Permutations

All in One Place

Everything you need for better grades in university, high school and elementary.

Learn with Ease

Made in Canada with help for all provincial curriculums, so you can study in confidence.

Instant and Unlimited Help

Get the best tips, walkthroughs, and practice questions.

0/2
?
Examples
Lessons
  1. How many ways can a president, a vice president, and a treasurer be selected from a class of 20 students?
    1. There are 10 different books. A bookshelf can only hold 6 books in a row. How many ways can 6 of these books be arranged on a bookshelf?
      Topic Notes
      ?
      Imagine, you want to withdraw cash from the ATM machine, but you forget the password of your account. The only thing you remember is that the password consists of the number 1, 2, 3, and 4. You are now trying to figure out the number of ways to arrange the numbers, and that's permutations. Unlike combinations, order matters in permutations!

      Permutations


      Although we have seen an introduction to the topic of permutations during our lesson on permutation vs. combination, today we will focus on expanding a little bit on the topic and providing many more permutation examples for you to solve and gain practice.
      Thus, without further ado, let us start by with a review on what a permutation is!

      What is a permutation?


      As we saw in our past lesson, a permutation is a process in charge of finding how many total possible arrangements exist for a group of items from a set that are being ordered either side by side or following a particular position succession. The most important characteristic of a permutation is that each possible arrangement pays attention to the order of the items, and so, even when the same items are involved having them ordered in a different way creates different arrangements and thus, different permutations.
      Notice that when we define permutation, we talk about a group of items from a set because the process of calculating permutations originated from our need of counting the different ways in which a group of items coming from a set can be ordered, when we are NOT using the complete original set of items; still, permutations CAN be calculated when using the complete set.

      Recall the example combinatorics problems using factorials from our lesson on the factorial notation; there, we learnt about the process to calculate the total amount of ways in which a set of objects can be arranged using the fundamental counting principle as a basis.

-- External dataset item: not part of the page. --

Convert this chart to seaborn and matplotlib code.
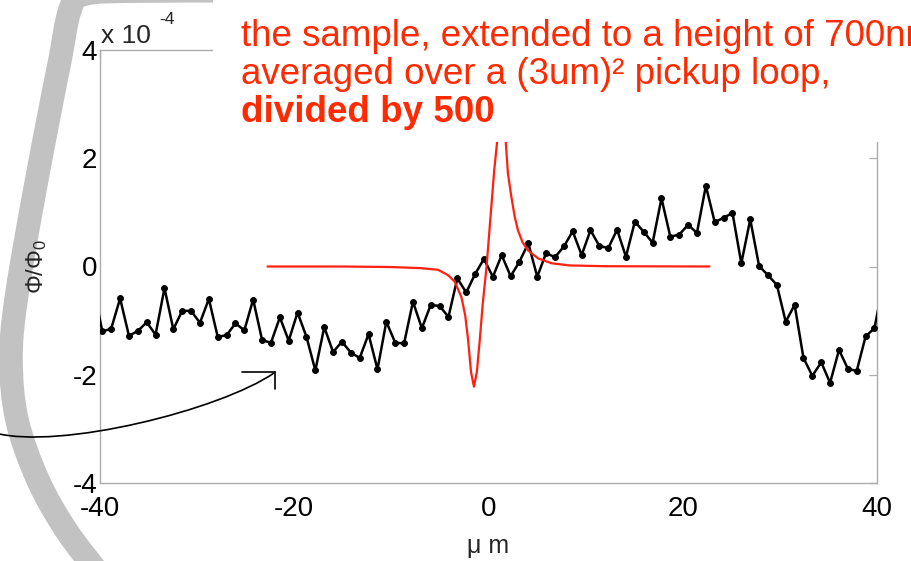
import matplotlib
matplotlib.use("Agg")
import matplotlib.pyplot as plt
import seaborn as sns
from matplotlib.patches import Rectangle, PathPatch
from matplotlib.path import Path
from matplotlib.lines import Line2D

W, H = 912, 561

# scan position along the line (um)
scan_x = [-40.67, -39.76, -38.85, -37.93, -37.02, -36.10, -35.19, -34.28, -33.36, -32.45,
          -31.54, -30.62, -29.71, -28.79, -27.88, -26.97, -26.05, -25.14, -24.23, -23.31,
          -22.40, -21.48, -20.57, -19.66, -18.74, -17.83, -16.91, -16.00, -15.09, -14.17,
          -13.26, -12.35, -11.43, -10.52, -9.60, -8.69, -7.78, -6.86, -5.95, -5.04,
          -4.12, -3.21, -2.29, -1.38, -0.47, 0.45, 1.36, 2.28, 3.19, 4.10,
          5.02, 5.93, 6.84, 7.76, 8.67, 9.59, 10.50, 11.41, 12.33, 13.24,
          14.15, 15.07, 15.98, 16.90, 17.81, 18.72, 19.64, 20.55, 21.46, 22.38,
          23.29, 24.21, 25.12, 26.03, 26.95, 27.86, 28.77, 29.69, 30.60, 31.52,
          32.43, 33.34, 34.26, 35.17, 36.09, 37.00, 37.91, 38.83, 39.74, 40.65]
# measured flux, in units of 1e-4 flux quanta
scan_flux = [-0.40, -1.20, -1.15, -0.59, -1.28, -1.19, -1.03, -1.26, -0.40, -1.16,
             -0.82, -0.82, -1.04, -0.60, -1.30, -1.27, -1.05, -1.18, -0.61, -1.36,
             -1.41, -0.94, -1.37, -0.85, -1.30, -1.92, -1.12, -1.58, -1.39, -1.59,
             -1.69, -1.25, -1.90, -1.02, -1.41, -1.42, -0.65, -1.14, -0.71, -0.73,
             -0.93, -0.22, -0.48, -0.14, 0.14, -0.19, 0.21, -0.18, 0.09, 0.43,
             -0.19, 0.25, 0.17, 0.37, 0.65, 0.21, 0.67, 0.38, 0.34, 0.68,
             0.18, 0.83, 0.64, 0.44, 1.26, 0.55, 0.59, 0.77, 0.62, 1.49,
             0.82, 0.90, 0.99, 0.06, 0.87, 0.01, -0.16, -0.34, -1.02, -0.71,
             -1.69, -2.02, -1.77, -2.15, -1.54, -1.89, -1.93, -1.29, -1.14, -0.30]

# modelled flux of the sample (same units), divided by 500
model_x = [-22.75, -15.0, -10.0, -7.0, -5.2, -4.17, -3.48, -2.8, -2.4, -2.1, -1.8, -1.5,
           -1.2, -0.9, -0.6, -0.2, 0.2, 0.6, 1.0, 1.3, 1.5, 1.7, 2.0, 2.35, 2.7,
           3.03, 3.5, 4.06, 5.1, 6.5, 8.3, 12.0, 22.75]
model_flux = [0.0, 0.0, -0.01, -0.03, -0.06, -0.16, -0.28, -0.56, -0.90, -1.36, -1.95, -2.22,
              -1.95, -1.36, -0.70, 0.0, 0.90, 1.80, 2.50, 2.75, 2.80, 2.50, 1.72, 1.29, 0.92,
              0.67, 0.45, 0.30, 0.15, 0.06, 0.02, 0.005, 0.0]

x_ticks = [-40, -20, 0, 20, 40]
y_ticks = [-4, -2, 0, 2, 4]

sns.set_theme(style="white")
plt.rcParams["font.family"] = ["Liberation Sans", "DejaVu Sans"]
plt.rcParams["axes.unicode_minus"] = False
plt.rcParams["mathtext.fontset"] = "custom"
plt.rcParams["mathtext.rm"] = "Liberation Sans"
plt.rcParams["mathtext.it"] = "Liberation Sans:italic"

fig = plt.figure(figsize=(W / 100, H / 100), dpi=100)
fig.patch.set_facecolor("white")


def fx(x):
    return x / W


def fy(y):
    return 1 - y / H


# decorative grey band on the left of the slide
band = [(330, -9), (150, -9), (85, -6), (70, 10), (60, 60), (52, 100), (33, 200),
        (16, 300), (11, 360), (17, 420), (38, 480), (66, 530), (100, 575)]


def smooth_path(points):
    pts = [(fx(x), fy(y)) for x, y in points]
    verts = [pts[0]]
    codes = [Path.MOVETO]
    for i in range(len(pts) - 1):
        p0 = pts[i - 1] if i > 0 else pts[i]
        p1 = pts[i]
        p2 = pts[i + 1]
        p3 = pts[i + 2] if i + 2 < len(pts) else pts[i + 1]
        c1 = (p1[0] + (p2[0] - p0[0]) / 6, p1[1] + (p2[1] - p0[1]) / 6)
        c2 = (p2[0] - (p3[0] - p1[0]) / 6, p2[1] - (p3[1] - p1[1]) / 6)
        verts += [c1, c2, p2]
        codes += [Path.CURVE4] * 3
    return Path(verts, codes)


fig.add_artist(PathPatch(smooth_path(band), transform=fig.transFigure, fill=False,
                         edgecolor="#c2c2c2", lw=17, capstyle="butt", zorder=0))

ax = fig.add_axes([100 / W, 1 - 483 / H, 777 / W, 433 / H])
ax.set_facecolor("white")
ax.patch.set_alpha(0)

sns.lineplot(x=scan_x, y=scan_flux, ax=ax, color="black", lw=1.8, marker="o",
             markersize=4.2, markeredgecolor="black", sort=False, zorder=3)
sns.lineplot(x=model_x, y=model_flux, ax=ax, color="#ff2010", lw=1.6, sort=False, zorder=4)

ax.set_xlim(-40, 40)
ax.set_ylim(-4, 4)
ax.set_xticks(x_ticks)
ax.set_yticks(y_ticks)
ax.set_xticklabels([str(t) for t in x_ticks])
ax.set_yticklabels([str(t) for t in y_ticks])
for s in ax.spines.values():
    s.set_color("#adadad")
    s.set_linewidth(1.0)
    s.set_visible(True)
ax.tick_params(direction="in", length=5.5, width=0.9, color="#adadad",
               top=True, right=True, labelsize=20, labelcolor="black")
ax.tick_params(axis="x", pad=9)
ax.tick_params(axis="y", pad=2)
ax.set_xlabel("\u03bc m", fontsize=18, labelpad=9)
ax.set_ylabel(r"$\Phi/\Phi_0$", fontsize=17, labelpad=17)

fig.text(fx(101), fy(43), "x 10", fontsize=19, ha="left", va="baseline")
fig.text(fx(159), fy(24), "-4", fontsize=12.5, ha="left", va="baseline")

# text box of the slide, lying on top of the chart
fig.add_artist(Rectangle((fx(213), fy(142)), 1 - fx(213), 142 / H, transform=fig.transFigure,
                         facecolor="white", edgecolor="none", zorder=5))
red = "#ff2a00"
fig.text(fx(241), fy(46), "the sample, extended to a height of 700nm", color=red,
         fontsize=26.5, ha="left", va="baseline", zorder=6)
fig.text(fx(241), fy(84), "averaged over a (3um)\u00b2 pickup loop,", color=red,
         fontsize=26.5, ha="left", va="baseline", zorder=6)
fig.text(fx(241), fy(122), "divided by 500", color=red, fontsize=26.5, fontweight="bold",
         ha="left", va="baseline", zorder=6)

# curved arrow pointing at the data
arrow = Path([(fx(-5), fy(433)), (fx(60), fy(450)), (fx(220), fy(410)), (fx(274), fy(373))],
             [Path.MOVETO, Path.CURVE4, Path.CURVE4, Path.CURVE4])
fig.add_artist(PathPatch(arrow, transform=fig.transFigure, fill=False, edgecolor="black",
                         lw=1.2, zorder=7))
fig.add_artist(Line2D([fx(242), fx(275)], [fy(372), fy(372)], transform=fig.transFigure,
                      color="black", lw=1.2, zorder=7))
fig.add_artist(Line2D([fx(275), fx(275)], [fy(372), fy(389)], transform=fig.transFigure,
                      color="black", lw=1.2, zorder=7))

fig.savefig("out.png", dpi=100, facecolor="white")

With such method, we can calculate the ways in which a set can be ordered when the whole set is being used in the arrangements; using such knowledge, we saw in our past lesson that the calculation translates into the same expression when using the permutations formula.
      Therefore, always remember that you can calculate permutations of objects in a set being arranged, it doesnt matter if the whole set is being used in the arrangement, or if only some of the items from the set are used (the calculation gets to be very simple when all of the objects from the set are used, we will come back to that later on this lesson).

      Let us go back to the permutation definition to review what the process entails.
      • A permutation focuses on all of the possible ways in which a set (or part of a set) of items can be arranged.
      • The order in which the items are positioned produces all of the different arrangements, each change in position defines a new arrangement.
      • When all of the objects from the set are used in the arrangements, permutations produce the total quantity of arrangements by multiplying the possible items per each possible position producing a factorial product.
      • When only certain items from the set are used while making the arrangements, the calculation of the total possible ways is calculated by a particular division of factorials.

      The permutation formula will be explained in the next section, for now, let us review how to obtain permutations in both of the cases mentioned just by following the logic of factorials and the counting principle.

      Imagine we have four boxes (A, B, C and D) and we will arrange them side by side.

      Permutation vs Combination
      Figure 1: Four boxes to be arranged side by side

      How many possible different arrangements are there for these four boxes, when ALL of them will be arranged side by side in different ways? Well, the answer is very simple, is just 4!

      Permutation vs Combination
      Figure 2: Four boxes to be arranged side by side, and the result of all the possible arrangements

      We learnt this on our factorials lesson. We know that in the first position you have four possible boxes to be used, therefore you pick one and move to the next position, where you will have only three possible boxes to choose (having used one in the first position); pick one once more, move to the next position where you will be left with two possible boxes, pick one and then for the last position you will only have one possible box left.
      Having all of those possibilities per each position (which statistically speaking can be said to be the possible outcomes per each position location, marking each of them a different event), we follow what we learnt from the fundamental counting principle and multiply the total possible outcomes (possible boxes) per each position to obtain all of the arrangements that the four boxes can have, which is equal to 4! = 4 × 3 × 2 × 1 = 24 (24 different ways).

      Now let us keep those same 4 boxes, but we will order ONLY TWO of them and see how many different ways we can arrange them. Notice that we didn't say WHICH boxes! Therefore, all of the four boxes are still up for the arrangement, is just that you can only use two at a time.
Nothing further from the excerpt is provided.